En la foto de grupo de las chicas, situadas a mi derecha, se encuentran mis amigas, la ficha amarilla y la roja, a la azul, aún no la dejaban dormir fuera de casa. Cuando uníamos los cuatro colores, el resto del grupo nos llamaban Parchís. Centrada a la izquierda, una niña más pequeña, dos años y medio menor que yo. Era preciosa: melena suelta, gran sonrisa. Era mi hermana Esperanza. Tan llena de vida como todas nosotras. 

            Mientras caigo al vacío, por un agujero negro, la realidad del pasado vuelve a convertirse en presente dentro de mi sueño. Atravieso un diorama tridimensional de profundidad abisal. Floto ingrávida entre retazos de aquel paisaje. Sus árboles, la roca grande del río sobre la que nos hicieron una foto en blanco y negro como pareja, aquellas figuras de dimensiones reales. Observo planos de mí que había olvidado.

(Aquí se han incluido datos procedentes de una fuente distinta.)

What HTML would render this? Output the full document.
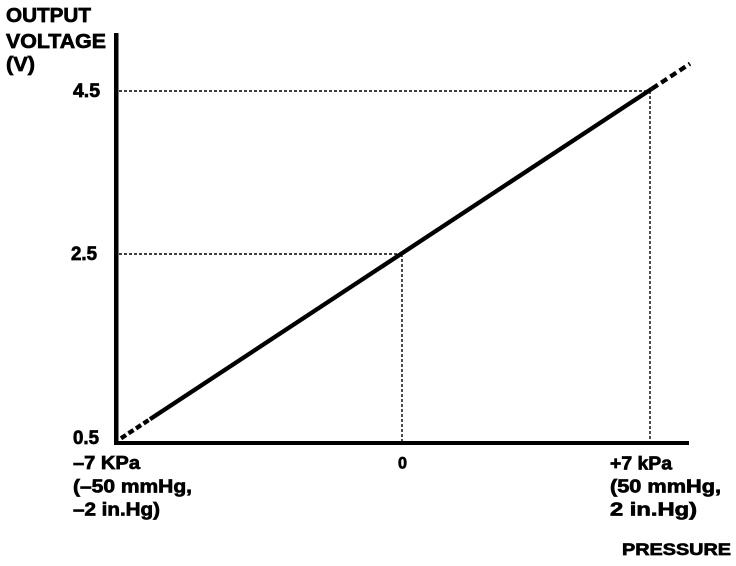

            La liebre ha saltado mostrándome el retal que debo coser a esta colcha artesanal, a esta almazala colorida, estampada, de formas diversas, con la que, sin darme cuenta —desde que comencé a escribir—, estoy ilustrando mi vida. El parecido del protagonista de la serie que acabamos de ver, con el novio de aquella boda —cuarenta y siete años después—, despertó en mí la memoria dormida, y me arrastró en sueños hasta aquellos días.

No hizo falta solicitar la nulidad del enlace rural. Años después de aquella excursión de una noche y dos días, mi marido, el real, si asistió a mi boda, esta vez ante un juez de verdad.

Ya tenemos bastante tiempo recorrido tras nuestras espaldas. Mi tiempo de casada con el otro iba y venía —entre el que fue y el que sería—. Fue fugaz. Mis quince años, las dudas…Entre la boda campera y la real transcurrieron once primaveras. Tomándonos algún que otro descanso, las recorrimos caminando de la mano. En mi contabilidad, se suman a las que llevamos viviendo juntos, treinta y seis años oficiales: él, un hombre de certezas; yo, una mujer con dudas muy claras. 

El espíritu de aquella quinceañera aún sigue latiendo en mí. Lo noto cada vez que coso recuerdos: me cambia el gesto, se me ilumina la cara, como si con cada puntada me hiciera un peeling profundo. No sé si los lectores lo ven, pero yo lo siento, y con eso me basta.